The national scope of gang migration. Approximately 1,000 cities responded to the 1992 mail survey, revealing 710 cities that had experienced gang migration by 1992. The widespread distribution of these cities is reflected in figure 1.6 Only three States had not experienced gang migration by 1992 -- New Hampshire, North Dakota, and Vermont. The concentration of migration cities in several regions -- most dramatically southern California and the Bay area, the area surrounding Chicago, and southern Florida -- may obscure the geographic distribution. Forty-four percent of migration cities are located in the western region of the country, with slightly less prominence in the midwestern (26 percent) and southern (25 percent) portions of the country. Only 5 percent of the migration cities are situated in the northeastern region of the country.
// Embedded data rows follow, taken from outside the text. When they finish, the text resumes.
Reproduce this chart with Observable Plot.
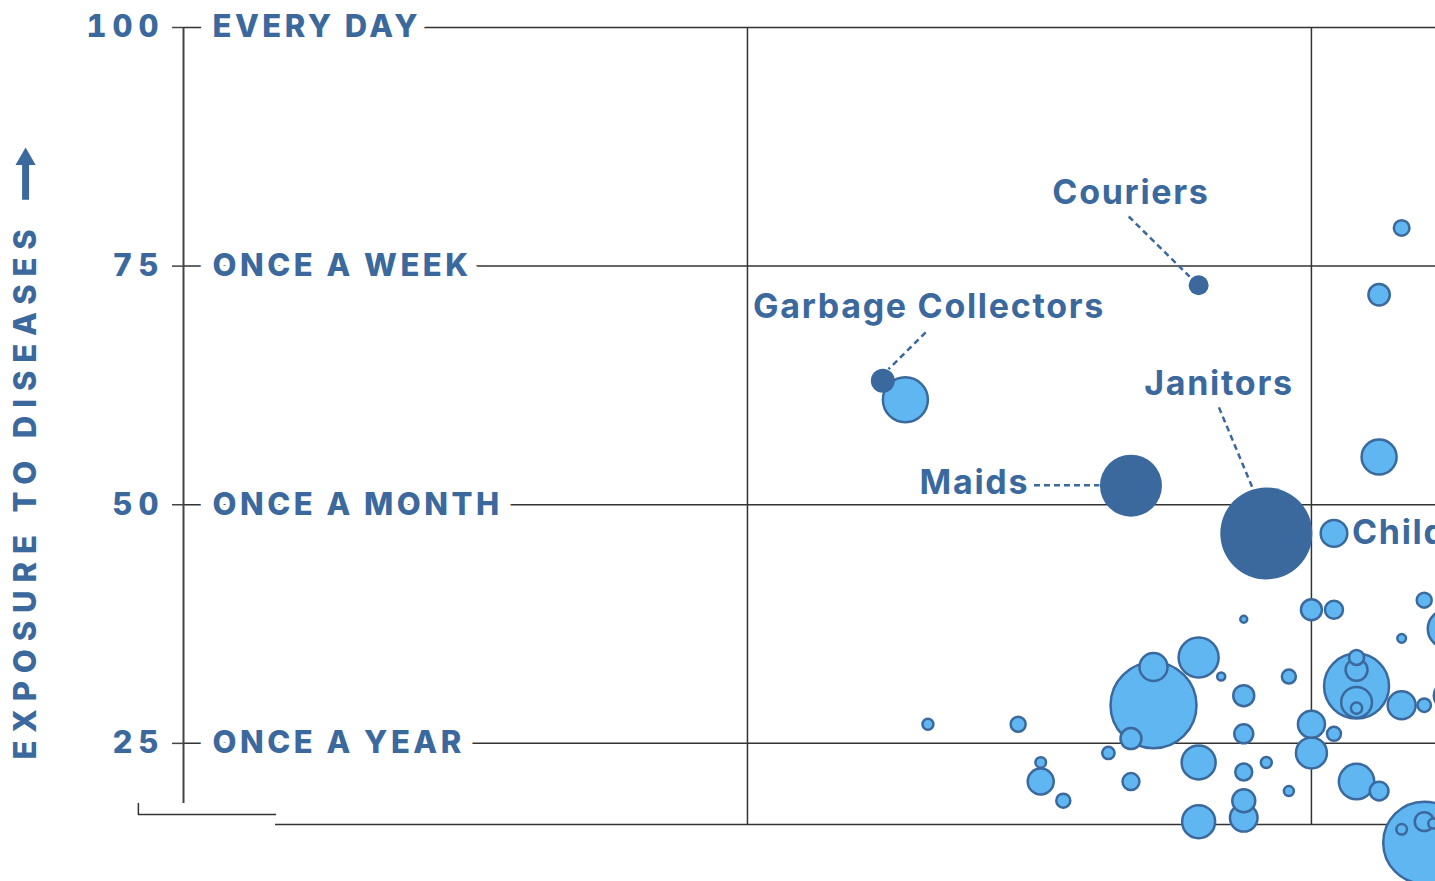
<!DOCTYPE html>
<html><head><meta charset="utf-8">
<script src="https://cdn.jsdelivr.net/npm/d3@7"></script>
<script src="https://cdn.jsdelivr.net/npm/@observablehq/plot@0.6"></script>
<style>
html,body{margin:0;padding:0;background:#fff;overflow:hidden;}
#chart svg{display:block;}
g[aria-label="y-axis tick label"] text{letter-spacing:6px;}
</style></head><body><div id="chart"></div>
<script>
// Y levels (exposure to diseases)
const yLevels = [100, 75, 50, 25];
const yLevelNames = ["EVERY DAY", "ONCE A WEEK", "ONCE A MONTH", "ONCE A YEAR"];
const yTitle = "EXPOSURE TO DISEASES";
const xGrid = [50, 75];

// Light bubbles: x (proximity), y (exposure), size (workers, thousands)
const lightX = [58,62,68,68,67,70,71,72,72,72,74,75,76,75,76,75,77,77,77,77,77,79,80,80,79,81,81,63,63,64,66,67,70,70,72,72,72,73,74,77,78,80,80,79,80.4,79,78,78,76,57];
const lightY = [27,27,29,33,25.5,34,32,38,30,26,32,39,39,27,26,24,31,34,32.7,29.3,28.7,29,29,40,36,37,30,23,21,19,24,21,23,16.8,22,19,17.2,23,20,21,20,14.6,16.8,16,16.6,79,72,55,47,61];
const lightSize = [30,56,1849,196,110,400,16,12,110,90,49,110,81,182,49,240,1056,56,121,237,32,196,45,56,19,361,169,28,169,49,38,72,289,272,72,132,190,30,25,313,88,1681,90,28,25,61,114,306,177,506];

// Highlighted occupations
const darkNames = ["Couriers", "Garbage Collectors", "Maids", "Janitors"];
const darkX = [70, 56, 67, 73];
const darkY = [73, 63, 52, 47];
const darkSize = [100, 144, 961, 2116];

// Annotation label positions and leader lines (data units)
const annoLabelX = [67.0, 58.05, 60.06, 70.9];
const annoLabelY = [82.6, 70.7, 52.3, 62.6];
const leadX1 = [66.9, 57.9, 62.7, 70.9];
const leadY1 = [80.2, 68.05, 52.05, 60.2];
const leadX2 = [69.6, 56.25, 65.6, 72.4];
const leadY2 = [73.9, 64.2, 52.05, 51.7];

// Childcare label (attached to light bubble)
const childName = ["Childcare Workers"];
const childX = [76];
const childY = [47];

const blue = "#3b699d";
const light = "#5fb6f1";
const grid = "#333";

const lightData = lightX.map((x, i) => ({x, y: lightY[i], v: lightSize[i]}));
const darkData = darkNames.map((n, i) => ({name: n, x: darkX[i], y: darkY[i], v: darkSize[i]}));
const annoData = darkNames.map((n, i) => ({name: n, lx: annoLabelX[i], ly: annoLabelY[i], x1: leadX1[i], y1: leadY1[i], x2: leadX2[i], y2: leadY2[i]}));
const childData = childName.map((n, i) => ({name: n, x: childX[i], y: childY[i]}));

const chart = Plot.plot({
  width: 1435, height: 881,
  marginLeft: 183, marginRight: 0, marginTop: 27, marginBottom: 57,
  x: {domain: [25, 80.5], axis: null},
  y: {domain: [16.5, 100], axis: null},
  r: {type: "sqrt", domain: [0, 2500], range: [0, 50]},
  style: {fontFamily: "Inter, 'Open Sans', sans-serif", background: "#fff", overflow: "hidden"},
  marks: [
    Plot.ruleY(yLevels, {stroke: grid, strokeWidth: 1.5}),
    Plot.ruleX(xGrid, {stroke: grid, strokeWidth: 1.5}),
    Plot.ruleX([25], {y1: 18.7, y2: 100, stroke: "#444", strokeWidth: 2}),
    Plot.ruleY([16.5], {x1: 29.08, x2: 80.5, stroke: grid, strokeWidth: 1.5}),
    Plot.line([{x: 23, y: 18.7}, {x: 23, y: 17.56}, {x: 29.08, y: 17.56}], {x: "x", y: "y", stroke: grid, strokeWidth: 1.5}),
    Plot.axisY(yLevels, {anchor: "left", tickSize: 11, tickPadding: 8, fontSize: 31, fontWeight: 800, fill: blue, stroke: "#444", strokeWidth: 1.5, label: null}),
    Plot.text(yLevels, {x: 25, y: d => d, text: (d, i) => yLevelNames[i], textAnchor: "start", dx: 29, fontSize: 31, fontWeight: 800, fill: blue, stroke: "white", strokeWidth: 26, strokeLinejoin: "round"}),
    Plot.text([yTitle], {x: 18, y: 51.5, text: d => d, rotate: -90, fontSize: 31, fontWeight: 800, fill: blue}),
    Plot.ruleX([18], {y1: 81.9, y2: 85.8, stroke: blue, strokeWidth: 7}),
    Plot.dot([18], {x: d => d, y: 86.2, symbol: "triangle", r: 7.5, fill: blue, stroke: null}),
    Plot.dot(lightData, {x: "x", y: "y", r: "v", fill: light, stroke: blue, strokeWidth: 2.5}),
    Plot.dot(darkData, {x: "x", y: "y", r: "v", fill: blue, stroke: null}),
    Plot.link(annoData, {x1: "x1", y1: "y1", x2: "x2", y2: "y2", stroke: blue, strokeWidth: 2.5, strokeDasharray: "6,4"}),
    Plot.text(annoData, {x: "lx", y: "ly", text: "name", fontSize: 34, fontWeight: 700, fill: blue}),
    Plot.text(childData, {x: "x", y: "y", text: "name", dx: 18, textAnchor: "start", fontSize: 34, fontWeight: 700, fill: blue})
  ]
});
const spacing = (names, px) => d3.select(chart).selectAll("text")
  .filter(function() { return names.includes(this.textContent); })
  .style("letter-spacing", px);
spacing(yLevelNames, "3.5px");
spacing([yTitle], "7.9px");
spacing(darkNames.concat(childName), "1.7px");
document.getElementById("chart").appendChild(chart);
</script>
</body></html>
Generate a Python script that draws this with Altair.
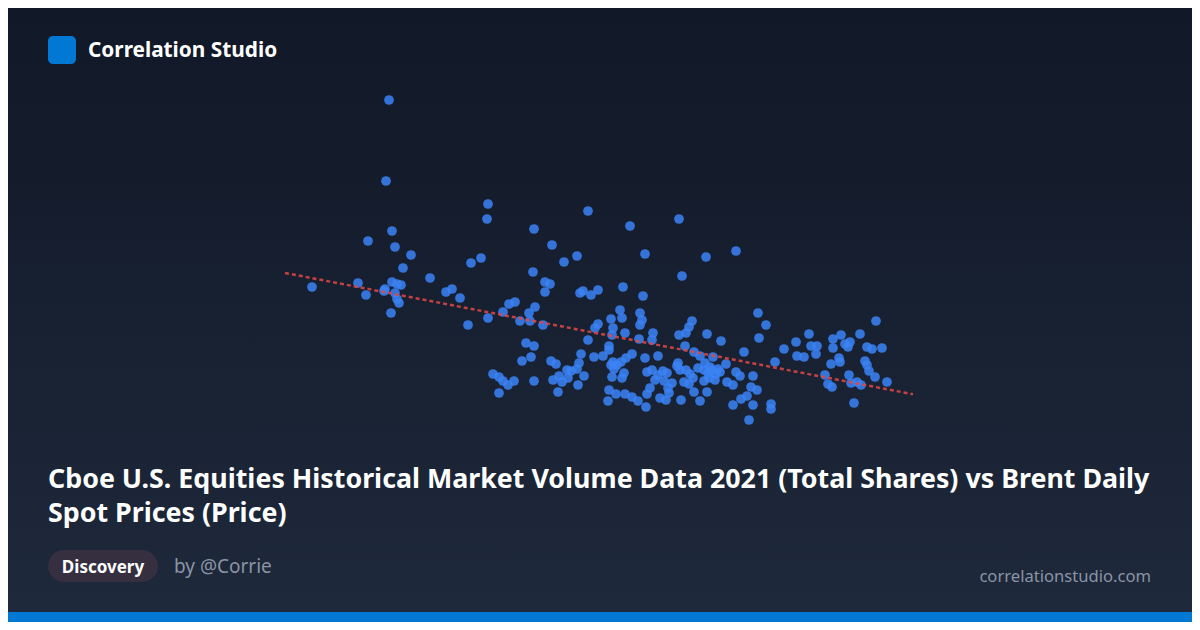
import altair as alt
import pandas as pd
import numpy as np

# Daily total shares (billions) and Brent spot price (USD)
volume = [10.04, 10.01, 11.03, 11.02, 12.03, 10.07, 9.83, 10.10, 11.49, 11.67,
          10.26, 11.92, 11.79, 10.18, 10.86, 10.96, 11.48, 10.45, 9.27, 9.73,
          9.81, 10.07, 10.12, 10.16, 10.00, 9.99, 10.10, 10.12, 10.14, 10.06,
          10.61, 10.67, 10.75, 10.83, 11.03, 11.18, 11.24, 11.30, 11.44, 11.50,
          11.35, 11.45, 11.58, 11.60, 11.65, 11.60, 11.95, 11.98, 12.06, 12.13,
          12.10, 12.13, 12.03, 11.41, 11.49, 11.46, 11.37, 11.66, 11.71, 11.08,
          11.14, 11.18, 11.23, 11.29, 11.14, 11.49, 11.68, 11.74, 11.73, 11.77,
          11.82, 11.86, 11.92, 11.94, 11.96, 11.99, 11.93, 12.09, 11.83, 12.45,
          12.94, 12.60, 13.21, 13.51, 12.97, 12.38, 12.58, 12.35, 12.55, 12.57,
          12.55, 12.26, 12.37, 12.28, 12.27, 12.40, 12.68, 12.54, 12.67, 12.24,
          12.24, 12.47, 12.18, 12.60, 12.73, 12.28, 12.26, 12.36, 12.39, 12.29,
          12.27, 12.37, 12.62, 12.67, 12.70, 12.65, 12.62, 12.24, 12.31, 12.40,
          12.47, 12.53, 12.61, 12.23, 12.78, 12.82, 12.79, 12.87, 12.83, 12.75,
          12.81, 12.84, 12.94, 13.01, 13.04, 13.07, 13.22, 13.36, 13.00, 12.93,
          12.92, 13.01, 13.09, 13.15, 13.20, 13.28, 13.25, 13.23, 13.30, 13.19,
          13.05, 12.99, 13.04, 13.09, 13.22, 12.96, 13.15, 13.33, 13.41, 13.42,
          13.48, 13.51, 13.55, 13.59, 13.68, 13.66, 13.72, 13.62, 13.56, 13.48,
          13.68, 13.86, 13.86, 13.64, 13.73, 13.81, 13.74, 13.90, 13.99, 14.11,
          14.12, 14.19, 14.24, 14.26, 14.32, 14.31, 14.40, 14.43, 14.47, 14.48,
          14.48, 14.56, 14.46, 14.54, 14.55, 14.60, 14.63, 14.65, 14.64, 14.66,
          14.72, 14.76, 14.69, 14.75, 14.82, 14.87, 14.97, 14.91, 14.80, 14.82,
          14.84, 14.90, 15.02, 13.08, 13.19, 12.95, 13.27, 13.31, 13.13, 13.35,
          13.24, 12.73, 12.32, 12.41]
price = [86.0, 77.9, 75.6, 74.1, 74.9, 72.9, 71.9, 71.3, 73.1, 71.5,
         70.5, 70.4, 69.8, 69.2, 69.7, 70.2, 68.8, 68.2, 67.3, 67.7,
         66.5, 67.8, 67.6, 67.5, 67.1, 66.9, 66.7, 66.1, 65.7, 64.7,
         66.8, 67.1, 66.2, 63.5, 64.2, 64.8, 65.6, 65.8, 64.7, 65.3,
         63.9, 63.9, 63.5, 67.8, 67.6, 66.8, 66.7, 66.9, 66.5, 67.0,
         63.2, 63.6, 62.0, 61.7, 61.4, 60.3, 59.9, 59.9, 59.6, 58.6,
         58.3, 57.9, 57.5, 57.9, 56.7, 57.9, 58.0, 58.4, 56.8, 57.8,
         59.0, 58.9, 59.1, 59.7, 60.6, 58.4, 57.5, 60.3, 58.2, 73.4,
         74.1, 70.6, 70.3, 70.9, 68.4, 67.3, 66.4, 65.0, 64.7, 64.0,
         63.5, 64.1, 64.2, 63.2, 62.5, 62.7, 62.7, 62.1, 62.0, 61.4,
         61.0, 60.6, 60.4, 60.2, 60.4, 59.8, 59.5, 59.8, 58.7, 59.1,
         58.3, 58.2, 58.8, 59.0, 58.0, 57.2, 56.6, 57.0, 56.6, 56.6,
         56.3, 55.9, 55.3, 55.9, 58.9, 58.7, 57.9, 57.7, 57.2, 56.2,
         56.0, 56.7, 62.5, 62.7, 63.3, 63.9, 62.6, 61.9, 61.4, 59.7,
         59.4, 59.0, 60.8, 60.4, 59.7, 60.3, 59.3, 58.7, 58.0, 57.9,
         58.6, 57.8, 57.6, 56.8, 56.8, 56.0, 55.9, 59.1, 59.6, 57.8,
         57.5, 58.8, 58.4, 60.8, 58.4, 57.3, 57.0, 56.4, 56.1, 55.5,
         55.5, 55.6, 55.1, 54.0, 64.7, 63.5, 62.2, 59.8, 61.1, 61.8,
         60.4, 60.3, 62.6, 61.4, 61.4, 60.6, 58.5, 57.6, 57.3, 62.1,
         61.2, 62.5, 59.6, 60.2, 59.8, 61.6, 61.3, 61.8, 58.5, 57.7,
         57.8, 57.5, 55.7, 62.6, 61.3, 61.1, 61.2, 63.9, 59.9, 59.5,
         58.9, 58.3, 57.8, 58.2, 59.0, 59.0, 59.0, 58.6, 59.2, 58.8,
         58.2, 58.5, 59.5, 60.2]

title_line1 = "Cboe U.S. Equities Historical Market Volume Data 2021 (Total Shares) vs Brent Daily"
title_line2 = "Spot Prices (Price)"
brand = "Correlation Studio"
badge = "Discovery"
author = "by @Corrie"
site = "correlationstudio.com"

W, H = 1184, 614
FONT = "Segoe UI, Noto Sans, sans-serif"

df = pd.DataFrame({"volume": volume, "price": price})
slope, intercept = np.polyfit(df["volume"], df["price"], 1)
x0 = min(volume) - 0.27
x1 = max(volume) + 0.26
fit = pd.DataFrame({"volume": [x0, x1],
                    "price": [intercept + slope * x0, intercept + slope * x1]})

xs = alt.Scale(domain=[6.23, 18.07], nice=False, zero=False)
ys = alt.Scale(domain=[33.8, 95.2], nice=False, zero=False)

one = pd.DataFrame({"k": [0]})

bg = alt.Chart(one).mark_rect(
    color=alt.LinearGradient(
        gradient="linear",
        stops=[alt.GradientStop(color="#111827", offset=0),
               alt.GradientStop(color="#1e293b", offset=1)],
        x1=0, x2=0, y1=0, y2=1)
).encode(x=alt.value(0), x2=alt.value(W), y=alt.value(0), y2=alt.value(H))

bar = alt.Chart(one).mark_rect(color="#0078d4").encode(
    x=alt.value(0), x2=alt.value(W), y=alt.value(604), y2=alt.value(H))

logo = alt.Chart(one).mark_rect(color="#0078d4", cornerRadius=5).encode(
    x=alt.value(40), x2=alt.value(68), y=alt.value(28), y2=alt.value(56))

pill = alt.Chart(one).mark_rect(color="#352f3f", cornerRadius=16).encode(
    x=alt.value(40), x2=alt.value(150), y=alt.value(542), y2=alt.value(574))


def txt(text, x, y, size, weight="normal", color="#ffffff", align="left"):
    return alt.Chart(one).mark_text(
        text=text, align=align, baseline="alphabetic", font=FONT,
        fontSize=size, fontWeight=weight, color=color
    ).encode(x=alt.value(x), y=alt.value(y))


texts = [
    txt(brand, 80, 49, 20.8, "bold"),
    txt(title_line1, 40, 480, 26.8, "bold"),
    txt(title_line2, 40, 514, 26.8, "bold"),
    txt(badge, 95, 565, 17, "bold", align="center"),
    txt(author, 166, 565, 19, "normal", "#8a94a6"),
    txt(site, 1143, 574, 16.6, "normal", "#8a94a6", align="right"),
]

points = alt.Chart(df).mark_circle(size=95, color="#3b82f6", opacity=0.85).encode(
    x=alt.X("volume:Q", scale=xs, axis=None),
    y=alt.Y("price:Q", scale=ys, axis=None),
)

line = alt.Chart(fit).mark_line(
    color="#e04848", strokeDash=[4, 3], strokeWidth=2.5, opacity=0.85
).encode(
    x=alt.X("volume:Q", scale=xs, axis=None),
    y=alt.Y("price:Q", scale=ys, axis=None),
)

chart = alt.layer(bg, bar, logo, pill, *texts, points, line).properties(
    width=W, height=H, autosize="none", padding=0, background="#111827"
).configure_view(stroke=None)

chart.save("out.html", embed_options={"renderer": "svg", "actions": False})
Approximately 80 percent of cities with a population of more than 100,000 have migrant gang members. The overall sample cannot address the proportion of all smaller cities with migration, but the distribution of migration cities by population, shown in figure 2, suggests that this is an issue confronting cities of all sizes. That nearly 100 towns with populations
of 10,000 people or less experienced gang migration is striking. This phenomenon is a manifestation of the motivations to relocate and the potential influences of migrant gang members on small-town life and overtaxed law enforcement resources. Moreover, because smaller cities are less likely to have longstanding gang problems, gang migration could be a catalyst for the onset of local gang problems.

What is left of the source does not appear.